映画「ミッシング・チャイルド・ビデオテープ」を観ました。
終始陰鬱な雰囲気が味わえる作品でした。
平日の朝イチ、劇場内には僕ひとりきり。自分が登場人物なら、映画が終わる頃に消えていなくなるんじゃないか…
そんな不安に駆られながら。

※以下ネタバレありです。物語の内容に触れております。お気をつけください。


①派手さをいっさい排除した演出

いわゆる「ジャンプスケア」といわれるびっくり要素はありません。というか、怪異は案外そんなものなのかも。
その代わり、真綿で身体を撫でるかのような恐怖が、少しずつ…少しずつにじり寄ります。

人が消えた瞬間を撮らえたビデオテープ、あるはずのない廃墟、遭難や事件の絶えない山、亡者からの電話、上がれない二階、何かを見つめる子供、遺されたカセットテープ、怪談…
幽霊が人を痛ぶるバリエーションの豊富さと陰険さが窺い知れます。
たくさん提示された怪異と伏線。
それらがどう収束されるのか。

②難解な最後

正直なところ、僕は今作のラストを完全には理解できませんでした。
あちら側のすることなんて、現世に生きる我々に理解できてたまるかと言われれば、それまでですが。
観た日はすでに、背筋さんの短編もパンフレットも無く、副読本が全くない状態の僕。
この考察にどこまで意味があるのかわかりませんが、自分なりに解釈したいと思います。

まず、お兄さんと新聞記者がなぜ、山を降りることができたのか。
お兄さんには母の霊、新聞記者には父の霊が憑いており、それぞれが身代わりとなったのではないか。
お兄さんの前に現れた母の霊は、「早く見つけてあげて」と催促をし、新聞記者には父の霊から電話で「息子をよろしく」とお願いがされていました。
同居人と、二人の大きな違いはそこです。
おそらくは、廃墟内で新聞記者を掴んだ腕は、父の霊なのではないでしょうか。
いま、行ってはダメだ。
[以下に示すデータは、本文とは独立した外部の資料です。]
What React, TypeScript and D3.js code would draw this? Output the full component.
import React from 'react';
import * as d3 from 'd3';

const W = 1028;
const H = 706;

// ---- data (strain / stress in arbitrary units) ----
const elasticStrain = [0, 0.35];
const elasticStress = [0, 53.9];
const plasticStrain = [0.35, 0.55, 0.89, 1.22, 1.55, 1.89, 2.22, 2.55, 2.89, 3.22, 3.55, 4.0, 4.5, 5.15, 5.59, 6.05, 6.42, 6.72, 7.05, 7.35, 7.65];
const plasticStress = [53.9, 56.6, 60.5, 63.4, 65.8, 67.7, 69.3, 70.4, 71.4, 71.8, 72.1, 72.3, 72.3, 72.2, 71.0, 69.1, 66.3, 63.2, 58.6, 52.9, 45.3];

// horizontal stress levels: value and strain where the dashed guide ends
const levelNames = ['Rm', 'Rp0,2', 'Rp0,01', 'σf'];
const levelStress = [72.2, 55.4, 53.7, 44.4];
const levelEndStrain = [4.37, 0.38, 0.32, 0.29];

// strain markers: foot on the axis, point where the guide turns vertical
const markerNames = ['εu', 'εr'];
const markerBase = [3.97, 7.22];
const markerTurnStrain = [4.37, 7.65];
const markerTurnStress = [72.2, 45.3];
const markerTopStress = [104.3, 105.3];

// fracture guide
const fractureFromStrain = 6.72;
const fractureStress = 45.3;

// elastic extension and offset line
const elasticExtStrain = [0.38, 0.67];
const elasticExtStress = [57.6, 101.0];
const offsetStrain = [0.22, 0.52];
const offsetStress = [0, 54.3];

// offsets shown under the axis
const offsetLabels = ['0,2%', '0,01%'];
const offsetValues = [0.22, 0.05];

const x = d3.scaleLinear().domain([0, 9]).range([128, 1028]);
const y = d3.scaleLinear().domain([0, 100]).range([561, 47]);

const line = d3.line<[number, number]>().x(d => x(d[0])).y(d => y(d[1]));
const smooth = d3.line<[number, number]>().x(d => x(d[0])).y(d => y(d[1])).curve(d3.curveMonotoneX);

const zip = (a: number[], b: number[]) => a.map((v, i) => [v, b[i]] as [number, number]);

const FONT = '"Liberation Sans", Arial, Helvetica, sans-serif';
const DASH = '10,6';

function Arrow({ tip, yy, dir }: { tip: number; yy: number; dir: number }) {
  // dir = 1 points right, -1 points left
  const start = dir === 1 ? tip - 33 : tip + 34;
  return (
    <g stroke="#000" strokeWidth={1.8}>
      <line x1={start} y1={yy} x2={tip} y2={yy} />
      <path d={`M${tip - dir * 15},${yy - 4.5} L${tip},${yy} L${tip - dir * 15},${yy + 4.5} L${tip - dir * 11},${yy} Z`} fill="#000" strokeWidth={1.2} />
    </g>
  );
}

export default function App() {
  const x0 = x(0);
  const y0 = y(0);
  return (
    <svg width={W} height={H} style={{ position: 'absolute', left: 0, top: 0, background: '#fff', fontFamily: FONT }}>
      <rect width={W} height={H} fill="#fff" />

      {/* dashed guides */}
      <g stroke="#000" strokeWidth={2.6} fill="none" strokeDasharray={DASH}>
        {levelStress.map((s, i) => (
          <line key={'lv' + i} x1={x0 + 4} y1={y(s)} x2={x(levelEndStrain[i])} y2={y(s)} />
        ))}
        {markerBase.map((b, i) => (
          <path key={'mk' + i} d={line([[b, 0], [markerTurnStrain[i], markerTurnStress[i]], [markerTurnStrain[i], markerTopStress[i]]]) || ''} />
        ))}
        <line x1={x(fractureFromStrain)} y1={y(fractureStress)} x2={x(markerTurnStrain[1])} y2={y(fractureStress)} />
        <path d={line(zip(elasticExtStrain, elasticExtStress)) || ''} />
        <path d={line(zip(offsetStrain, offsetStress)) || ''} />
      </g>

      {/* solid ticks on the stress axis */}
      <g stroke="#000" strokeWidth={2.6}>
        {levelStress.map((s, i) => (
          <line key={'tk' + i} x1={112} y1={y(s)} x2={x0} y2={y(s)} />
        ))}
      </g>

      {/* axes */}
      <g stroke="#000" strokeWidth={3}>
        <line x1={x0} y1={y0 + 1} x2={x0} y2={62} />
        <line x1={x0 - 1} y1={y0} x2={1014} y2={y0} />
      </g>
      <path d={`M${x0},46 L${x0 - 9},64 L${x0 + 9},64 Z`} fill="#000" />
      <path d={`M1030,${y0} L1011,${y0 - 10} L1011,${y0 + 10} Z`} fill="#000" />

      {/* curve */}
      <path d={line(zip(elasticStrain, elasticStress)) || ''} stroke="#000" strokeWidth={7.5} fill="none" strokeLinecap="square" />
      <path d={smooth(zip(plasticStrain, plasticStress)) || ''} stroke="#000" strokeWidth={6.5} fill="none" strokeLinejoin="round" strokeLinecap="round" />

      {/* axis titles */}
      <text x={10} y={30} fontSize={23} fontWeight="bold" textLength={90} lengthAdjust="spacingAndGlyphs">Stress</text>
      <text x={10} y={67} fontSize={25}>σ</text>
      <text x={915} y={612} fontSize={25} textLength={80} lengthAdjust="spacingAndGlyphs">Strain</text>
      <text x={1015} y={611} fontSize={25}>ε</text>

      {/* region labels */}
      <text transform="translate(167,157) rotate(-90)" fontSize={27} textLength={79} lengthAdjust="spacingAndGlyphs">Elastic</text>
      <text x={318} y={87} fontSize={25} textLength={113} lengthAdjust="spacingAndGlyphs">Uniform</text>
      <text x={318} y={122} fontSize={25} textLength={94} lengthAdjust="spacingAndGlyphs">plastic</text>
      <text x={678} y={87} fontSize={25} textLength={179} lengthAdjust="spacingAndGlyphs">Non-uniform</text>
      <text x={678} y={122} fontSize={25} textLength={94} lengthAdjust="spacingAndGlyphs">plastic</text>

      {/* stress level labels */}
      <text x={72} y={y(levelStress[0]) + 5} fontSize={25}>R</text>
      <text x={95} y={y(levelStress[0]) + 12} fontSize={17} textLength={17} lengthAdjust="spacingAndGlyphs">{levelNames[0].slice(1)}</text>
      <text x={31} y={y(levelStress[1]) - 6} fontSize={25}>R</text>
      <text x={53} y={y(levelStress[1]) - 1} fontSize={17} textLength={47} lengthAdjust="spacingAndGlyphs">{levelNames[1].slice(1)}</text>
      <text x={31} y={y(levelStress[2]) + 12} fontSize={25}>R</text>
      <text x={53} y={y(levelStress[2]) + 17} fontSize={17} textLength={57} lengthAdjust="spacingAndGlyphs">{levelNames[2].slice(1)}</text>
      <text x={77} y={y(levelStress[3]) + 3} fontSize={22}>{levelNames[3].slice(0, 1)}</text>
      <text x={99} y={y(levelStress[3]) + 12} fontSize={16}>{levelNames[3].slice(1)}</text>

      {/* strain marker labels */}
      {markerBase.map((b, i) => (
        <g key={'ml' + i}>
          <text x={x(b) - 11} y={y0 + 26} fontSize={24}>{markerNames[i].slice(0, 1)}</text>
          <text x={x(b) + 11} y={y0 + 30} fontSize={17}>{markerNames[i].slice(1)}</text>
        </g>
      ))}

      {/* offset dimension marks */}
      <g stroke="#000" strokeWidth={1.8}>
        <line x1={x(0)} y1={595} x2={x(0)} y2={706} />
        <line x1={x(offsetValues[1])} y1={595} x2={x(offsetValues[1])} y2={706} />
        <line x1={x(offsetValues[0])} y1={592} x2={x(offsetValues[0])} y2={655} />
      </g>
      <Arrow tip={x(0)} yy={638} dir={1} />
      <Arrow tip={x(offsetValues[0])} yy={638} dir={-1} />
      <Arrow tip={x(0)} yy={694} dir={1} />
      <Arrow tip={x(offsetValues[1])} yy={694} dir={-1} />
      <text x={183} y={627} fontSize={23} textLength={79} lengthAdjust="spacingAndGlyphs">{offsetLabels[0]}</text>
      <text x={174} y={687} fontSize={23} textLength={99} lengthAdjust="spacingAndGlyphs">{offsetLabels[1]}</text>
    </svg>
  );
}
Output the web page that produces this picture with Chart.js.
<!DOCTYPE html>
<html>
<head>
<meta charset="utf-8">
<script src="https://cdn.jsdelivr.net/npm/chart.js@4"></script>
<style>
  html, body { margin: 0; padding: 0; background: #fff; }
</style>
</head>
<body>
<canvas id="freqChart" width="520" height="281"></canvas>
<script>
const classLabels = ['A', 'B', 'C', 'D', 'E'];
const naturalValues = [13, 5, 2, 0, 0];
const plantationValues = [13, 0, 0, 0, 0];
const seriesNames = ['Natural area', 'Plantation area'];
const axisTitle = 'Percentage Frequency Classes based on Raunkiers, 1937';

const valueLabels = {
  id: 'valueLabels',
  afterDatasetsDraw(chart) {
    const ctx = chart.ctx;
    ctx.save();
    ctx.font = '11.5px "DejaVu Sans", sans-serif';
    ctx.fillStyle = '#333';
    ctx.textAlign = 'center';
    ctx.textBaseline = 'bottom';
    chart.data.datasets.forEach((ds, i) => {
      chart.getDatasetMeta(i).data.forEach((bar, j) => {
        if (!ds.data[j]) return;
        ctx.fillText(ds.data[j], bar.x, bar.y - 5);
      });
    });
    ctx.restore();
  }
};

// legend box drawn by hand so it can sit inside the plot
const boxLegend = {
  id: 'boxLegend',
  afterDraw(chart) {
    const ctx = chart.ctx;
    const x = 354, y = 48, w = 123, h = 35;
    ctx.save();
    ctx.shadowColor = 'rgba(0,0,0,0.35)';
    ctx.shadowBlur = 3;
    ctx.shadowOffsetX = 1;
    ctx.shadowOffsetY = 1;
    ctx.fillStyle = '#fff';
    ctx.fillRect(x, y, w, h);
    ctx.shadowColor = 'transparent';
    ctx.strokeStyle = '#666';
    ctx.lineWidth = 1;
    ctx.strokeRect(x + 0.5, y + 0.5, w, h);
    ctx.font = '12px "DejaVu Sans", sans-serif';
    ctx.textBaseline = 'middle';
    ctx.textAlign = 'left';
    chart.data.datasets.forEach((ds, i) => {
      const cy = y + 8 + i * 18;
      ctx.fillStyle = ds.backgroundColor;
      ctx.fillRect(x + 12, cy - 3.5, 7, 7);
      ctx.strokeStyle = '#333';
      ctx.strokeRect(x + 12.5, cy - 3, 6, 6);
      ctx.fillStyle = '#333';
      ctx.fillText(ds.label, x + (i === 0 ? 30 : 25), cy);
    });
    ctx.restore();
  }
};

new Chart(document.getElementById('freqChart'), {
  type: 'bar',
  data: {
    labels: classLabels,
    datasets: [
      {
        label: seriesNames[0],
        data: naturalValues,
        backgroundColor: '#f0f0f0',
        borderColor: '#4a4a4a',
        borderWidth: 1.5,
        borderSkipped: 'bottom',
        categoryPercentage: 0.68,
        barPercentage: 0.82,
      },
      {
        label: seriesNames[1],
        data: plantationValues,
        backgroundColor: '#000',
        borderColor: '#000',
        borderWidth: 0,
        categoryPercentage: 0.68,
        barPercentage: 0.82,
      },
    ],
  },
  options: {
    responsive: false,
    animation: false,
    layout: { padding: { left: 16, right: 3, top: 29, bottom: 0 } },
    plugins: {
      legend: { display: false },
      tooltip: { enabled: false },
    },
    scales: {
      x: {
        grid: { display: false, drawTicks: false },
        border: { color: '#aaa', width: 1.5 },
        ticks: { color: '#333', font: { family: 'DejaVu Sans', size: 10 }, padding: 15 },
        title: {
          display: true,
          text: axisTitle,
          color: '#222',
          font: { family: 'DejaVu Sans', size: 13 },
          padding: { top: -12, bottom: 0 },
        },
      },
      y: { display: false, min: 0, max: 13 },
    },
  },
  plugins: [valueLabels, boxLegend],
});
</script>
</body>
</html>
とりこまれてしまうぞ、と。

同居人は最後、ビデオテープにとりこまれたかのような描写をされていました。
あの山で生きたまま消えた人々は、別の媒体に入れられてしまうということなのでしょうか。
つまり、あのカセットテープには、山岳登山部のメンバー達が、いまでも。

山に捨てられた信仰物により、祀られぬ神々が自身で神殿をこさえて、不敬者を贄としている…ということなのか。

民宿の息子さんは、二人が無事に逃れたことを知って、油断して山に近づいたのでしょう。
では、彼は何に見つかって、何に気づいて、そのまま姿を消したのか。
これが、全くわからない。
それだけでなく、最後にお兄さんの前に現れたのはなんだったのか。
この辺りが、考察の余地として心にもやを残すのでした。

③印象深かったもの

やはり、藤井隆さんの絶妙な存在感が印象強く。
新聞記者の携帯を凝視するシーン、視線がホットホットでした。あれアドリブかなぁ。なんか素で驚かれてる感じでしたよ。

主人公二人ですが、友人という関係とは思えない雰囲気でしたね。それなのになんだか同居人が新聞記者に気のある素ぶりをしたりしてて、軽い性格ということなんでしょうか。

面白いというよりも、雰囲気を楽しみ、考察に耽る映画でした。
なんだか背後から視線を感じる気がしたので、足早に映画館を出たのは、また別の話。